• _Data_

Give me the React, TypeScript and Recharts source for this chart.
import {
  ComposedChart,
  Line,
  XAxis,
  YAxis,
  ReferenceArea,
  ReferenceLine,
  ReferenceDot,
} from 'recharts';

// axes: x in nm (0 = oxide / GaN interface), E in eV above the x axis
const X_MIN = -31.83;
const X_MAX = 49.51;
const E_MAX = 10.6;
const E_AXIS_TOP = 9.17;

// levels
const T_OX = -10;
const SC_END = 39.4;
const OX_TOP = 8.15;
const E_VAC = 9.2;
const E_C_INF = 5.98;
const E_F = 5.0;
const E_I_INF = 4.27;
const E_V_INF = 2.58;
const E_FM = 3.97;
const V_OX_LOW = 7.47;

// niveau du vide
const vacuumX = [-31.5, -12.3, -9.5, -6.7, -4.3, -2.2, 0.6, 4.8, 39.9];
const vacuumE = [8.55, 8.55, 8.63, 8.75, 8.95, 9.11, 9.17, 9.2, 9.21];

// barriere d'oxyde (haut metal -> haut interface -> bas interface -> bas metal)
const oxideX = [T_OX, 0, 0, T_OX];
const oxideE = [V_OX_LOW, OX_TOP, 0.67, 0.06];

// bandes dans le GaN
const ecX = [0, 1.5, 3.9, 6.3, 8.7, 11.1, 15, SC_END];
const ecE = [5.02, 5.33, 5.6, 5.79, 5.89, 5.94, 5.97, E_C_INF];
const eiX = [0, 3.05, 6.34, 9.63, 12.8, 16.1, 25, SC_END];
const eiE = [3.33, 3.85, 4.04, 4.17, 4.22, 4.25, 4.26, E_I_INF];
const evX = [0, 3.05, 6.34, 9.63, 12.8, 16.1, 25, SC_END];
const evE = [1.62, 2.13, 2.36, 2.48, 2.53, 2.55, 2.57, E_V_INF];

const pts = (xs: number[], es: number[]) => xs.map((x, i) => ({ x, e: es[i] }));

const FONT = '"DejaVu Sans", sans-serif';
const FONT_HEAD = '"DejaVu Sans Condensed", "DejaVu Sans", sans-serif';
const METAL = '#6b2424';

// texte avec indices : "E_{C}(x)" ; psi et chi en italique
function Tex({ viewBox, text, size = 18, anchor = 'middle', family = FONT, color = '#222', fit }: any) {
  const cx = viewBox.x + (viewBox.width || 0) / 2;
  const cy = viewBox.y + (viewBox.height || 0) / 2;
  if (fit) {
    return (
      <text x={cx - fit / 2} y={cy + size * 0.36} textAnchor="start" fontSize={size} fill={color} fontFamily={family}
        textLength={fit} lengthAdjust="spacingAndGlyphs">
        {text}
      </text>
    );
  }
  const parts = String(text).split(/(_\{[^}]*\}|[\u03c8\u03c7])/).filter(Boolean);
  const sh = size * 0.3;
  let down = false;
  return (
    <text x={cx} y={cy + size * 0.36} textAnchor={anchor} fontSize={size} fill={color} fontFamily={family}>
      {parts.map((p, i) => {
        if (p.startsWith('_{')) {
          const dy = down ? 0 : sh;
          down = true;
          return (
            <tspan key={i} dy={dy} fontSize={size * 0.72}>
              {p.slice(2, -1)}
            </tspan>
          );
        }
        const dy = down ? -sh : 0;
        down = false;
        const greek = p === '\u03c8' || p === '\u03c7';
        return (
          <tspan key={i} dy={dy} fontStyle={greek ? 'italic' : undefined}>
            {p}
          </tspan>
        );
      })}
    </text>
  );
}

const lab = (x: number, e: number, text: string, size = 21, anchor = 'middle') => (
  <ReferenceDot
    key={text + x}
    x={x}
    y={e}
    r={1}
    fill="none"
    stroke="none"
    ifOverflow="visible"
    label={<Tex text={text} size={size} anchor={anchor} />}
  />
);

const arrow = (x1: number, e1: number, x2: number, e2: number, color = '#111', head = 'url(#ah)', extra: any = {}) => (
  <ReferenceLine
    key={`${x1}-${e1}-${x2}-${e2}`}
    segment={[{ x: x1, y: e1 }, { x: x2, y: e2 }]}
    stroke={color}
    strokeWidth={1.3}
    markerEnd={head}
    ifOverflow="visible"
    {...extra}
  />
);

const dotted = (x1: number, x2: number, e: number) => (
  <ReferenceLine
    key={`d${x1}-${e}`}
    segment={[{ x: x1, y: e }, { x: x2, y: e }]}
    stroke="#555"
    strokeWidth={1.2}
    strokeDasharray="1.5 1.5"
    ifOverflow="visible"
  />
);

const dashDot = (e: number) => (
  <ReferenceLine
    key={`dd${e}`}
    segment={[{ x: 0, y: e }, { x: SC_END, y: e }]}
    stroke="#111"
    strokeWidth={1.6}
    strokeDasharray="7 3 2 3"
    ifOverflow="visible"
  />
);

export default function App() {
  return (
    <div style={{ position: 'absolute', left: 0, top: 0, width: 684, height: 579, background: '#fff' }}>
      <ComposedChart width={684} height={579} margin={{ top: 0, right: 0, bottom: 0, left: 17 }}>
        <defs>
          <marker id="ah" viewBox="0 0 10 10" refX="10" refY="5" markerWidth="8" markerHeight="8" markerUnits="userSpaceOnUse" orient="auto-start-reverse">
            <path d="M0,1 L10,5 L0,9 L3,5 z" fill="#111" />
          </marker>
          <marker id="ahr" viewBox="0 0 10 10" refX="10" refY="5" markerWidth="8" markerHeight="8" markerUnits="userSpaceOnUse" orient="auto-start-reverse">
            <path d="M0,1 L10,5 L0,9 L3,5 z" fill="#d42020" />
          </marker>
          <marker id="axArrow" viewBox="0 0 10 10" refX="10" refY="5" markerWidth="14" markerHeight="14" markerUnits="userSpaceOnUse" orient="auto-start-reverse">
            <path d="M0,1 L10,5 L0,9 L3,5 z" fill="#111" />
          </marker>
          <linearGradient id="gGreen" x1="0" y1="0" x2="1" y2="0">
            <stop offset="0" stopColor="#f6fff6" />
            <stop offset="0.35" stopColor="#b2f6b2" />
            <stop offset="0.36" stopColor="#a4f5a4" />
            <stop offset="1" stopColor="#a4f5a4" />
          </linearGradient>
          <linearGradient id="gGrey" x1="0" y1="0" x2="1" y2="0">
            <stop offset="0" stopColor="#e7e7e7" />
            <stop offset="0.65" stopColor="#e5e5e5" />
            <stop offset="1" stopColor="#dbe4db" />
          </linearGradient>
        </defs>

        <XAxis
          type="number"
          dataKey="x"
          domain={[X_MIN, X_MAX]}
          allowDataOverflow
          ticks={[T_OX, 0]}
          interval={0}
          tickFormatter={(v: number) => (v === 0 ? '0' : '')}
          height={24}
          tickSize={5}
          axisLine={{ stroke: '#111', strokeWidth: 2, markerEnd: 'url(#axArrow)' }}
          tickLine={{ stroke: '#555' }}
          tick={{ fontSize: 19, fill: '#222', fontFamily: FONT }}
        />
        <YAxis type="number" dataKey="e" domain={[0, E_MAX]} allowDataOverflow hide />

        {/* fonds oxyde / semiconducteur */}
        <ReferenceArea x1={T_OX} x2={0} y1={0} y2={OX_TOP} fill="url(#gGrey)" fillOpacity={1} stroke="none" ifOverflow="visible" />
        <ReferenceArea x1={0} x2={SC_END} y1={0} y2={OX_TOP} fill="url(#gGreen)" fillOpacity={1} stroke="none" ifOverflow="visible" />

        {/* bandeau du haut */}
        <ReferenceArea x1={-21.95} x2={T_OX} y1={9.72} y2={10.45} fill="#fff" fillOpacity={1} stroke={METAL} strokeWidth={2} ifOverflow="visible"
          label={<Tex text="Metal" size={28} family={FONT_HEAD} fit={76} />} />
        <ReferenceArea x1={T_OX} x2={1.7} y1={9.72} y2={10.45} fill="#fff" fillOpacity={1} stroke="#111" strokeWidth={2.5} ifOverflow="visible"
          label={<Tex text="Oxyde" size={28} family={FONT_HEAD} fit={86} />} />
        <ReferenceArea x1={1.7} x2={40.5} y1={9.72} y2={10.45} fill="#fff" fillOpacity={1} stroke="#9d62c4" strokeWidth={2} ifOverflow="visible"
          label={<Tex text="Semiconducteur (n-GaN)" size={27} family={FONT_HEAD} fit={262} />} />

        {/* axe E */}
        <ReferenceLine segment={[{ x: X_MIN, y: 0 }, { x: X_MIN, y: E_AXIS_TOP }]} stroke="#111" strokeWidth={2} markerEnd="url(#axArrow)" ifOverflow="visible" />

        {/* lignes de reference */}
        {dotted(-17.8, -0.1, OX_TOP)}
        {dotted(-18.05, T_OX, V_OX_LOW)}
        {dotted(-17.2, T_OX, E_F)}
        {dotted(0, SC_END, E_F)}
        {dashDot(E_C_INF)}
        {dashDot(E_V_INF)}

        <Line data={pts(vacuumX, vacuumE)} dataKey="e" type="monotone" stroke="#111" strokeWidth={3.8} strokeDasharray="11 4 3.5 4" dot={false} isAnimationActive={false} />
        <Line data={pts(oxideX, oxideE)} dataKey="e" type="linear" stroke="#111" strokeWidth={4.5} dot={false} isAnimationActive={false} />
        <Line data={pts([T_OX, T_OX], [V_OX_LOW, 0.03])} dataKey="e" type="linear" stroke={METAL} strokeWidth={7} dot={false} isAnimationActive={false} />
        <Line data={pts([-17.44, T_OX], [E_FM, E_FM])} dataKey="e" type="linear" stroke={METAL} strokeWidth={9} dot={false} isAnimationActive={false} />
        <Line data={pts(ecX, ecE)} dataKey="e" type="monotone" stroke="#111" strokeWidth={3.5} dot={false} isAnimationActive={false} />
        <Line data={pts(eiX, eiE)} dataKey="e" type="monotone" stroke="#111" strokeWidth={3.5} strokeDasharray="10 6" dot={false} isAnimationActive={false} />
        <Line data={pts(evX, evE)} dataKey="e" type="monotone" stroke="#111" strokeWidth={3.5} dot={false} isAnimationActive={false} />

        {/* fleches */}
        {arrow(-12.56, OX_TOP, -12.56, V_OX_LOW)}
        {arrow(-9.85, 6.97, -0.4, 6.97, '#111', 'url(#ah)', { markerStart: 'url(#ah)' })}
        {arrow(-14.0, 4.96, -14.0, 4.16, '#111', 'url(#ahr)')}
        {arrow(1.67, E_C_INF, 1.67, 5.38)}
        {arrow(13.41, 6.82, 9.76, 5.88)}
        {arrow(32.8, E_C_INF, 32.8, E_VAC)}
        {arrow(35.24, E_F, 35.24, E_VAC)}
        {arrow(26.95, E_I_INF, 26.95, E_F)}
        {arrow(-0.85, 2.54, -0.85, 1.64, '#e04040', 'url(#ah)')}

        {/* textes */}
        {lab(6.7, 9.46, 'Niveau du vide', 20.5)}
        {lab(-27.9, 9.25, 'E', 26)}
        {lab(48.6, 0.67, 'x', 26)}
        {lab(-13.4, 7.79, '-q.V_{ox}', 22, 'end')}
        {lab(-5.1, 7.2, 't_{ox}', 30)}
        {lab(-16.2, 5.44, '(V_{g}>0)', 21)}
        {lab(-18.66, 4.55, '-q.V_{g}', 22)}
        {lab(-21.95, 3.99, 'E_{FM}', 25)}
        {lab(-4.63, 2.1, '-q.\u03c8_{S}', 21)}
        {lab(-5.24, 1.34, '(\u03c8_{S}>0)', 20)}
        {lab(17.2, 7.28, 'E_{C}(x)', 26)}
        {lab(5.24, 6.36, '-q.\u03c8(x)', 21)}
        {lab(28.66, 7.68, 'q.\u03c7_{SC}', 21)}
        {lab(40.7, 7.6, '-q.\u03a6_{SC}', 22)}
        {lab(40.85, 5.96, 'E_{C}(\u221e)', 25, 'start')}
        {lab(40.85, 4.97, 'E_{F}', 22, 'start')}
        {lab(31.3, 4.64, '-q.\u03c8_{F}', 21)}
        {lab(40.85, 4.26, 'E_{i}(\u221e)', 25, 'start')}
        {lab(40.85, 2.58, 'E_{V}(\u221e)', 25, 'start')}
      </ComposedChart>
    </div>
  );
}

• _What you are asked to do_
Only the lines from the top of the data through the line that contains "const oxideE = [V_OX_LOW, OX_TOP, 0.67, 0.06];" should be quoted, exactly as they stand.

• _Exercise output_
Give me the React, TypeScript and Recharts source for this chart.
import {
  ComposedChart,
  Line,
  XAxis,
  YAxis,
  ReferenceArea,
  ReferenceLine,
  ReferenceDot,
} from 'recharts';

// axes: x in nm (0 = oxide / GaN interface), E in eV above the x axis
const X_MIN = -31.83;
const X_MAX = 49.51;
const E_MAX = 10.6;
const E_AXIS_TOP = 9.17;

// levels
const T_OX = -10;
const SC_END = 39.4;
const OX_TOP = 8.15;
const E_VAC = 9.2;
const E_C_INF = 5.98;
const E_F = 5.0;
const E_I_INF = 4.27;
const E_V_INF = 2.58;
const E_FM = 3.97;
const V_OX_LOW = 7.47;

// niveau du vide
const vacuumX = [-31.5, -12.3, -9.5, -6.7, -4.3, -2.2, 0.6, 4.8, 39.9];
const vacuumE = [8.55, 8.55, 8.63, 8.75, 8.95, 9.11, 9.17, 9.2, 9.21];

// barriere d'oxyde (haut metal -> haut interface -> bas interface -> bas metal)
const oxideX = [T_OX, 0, 0, T_OX];
const oxideE = [V_OX_LOW, OX_TOP, 0.67, 0.06];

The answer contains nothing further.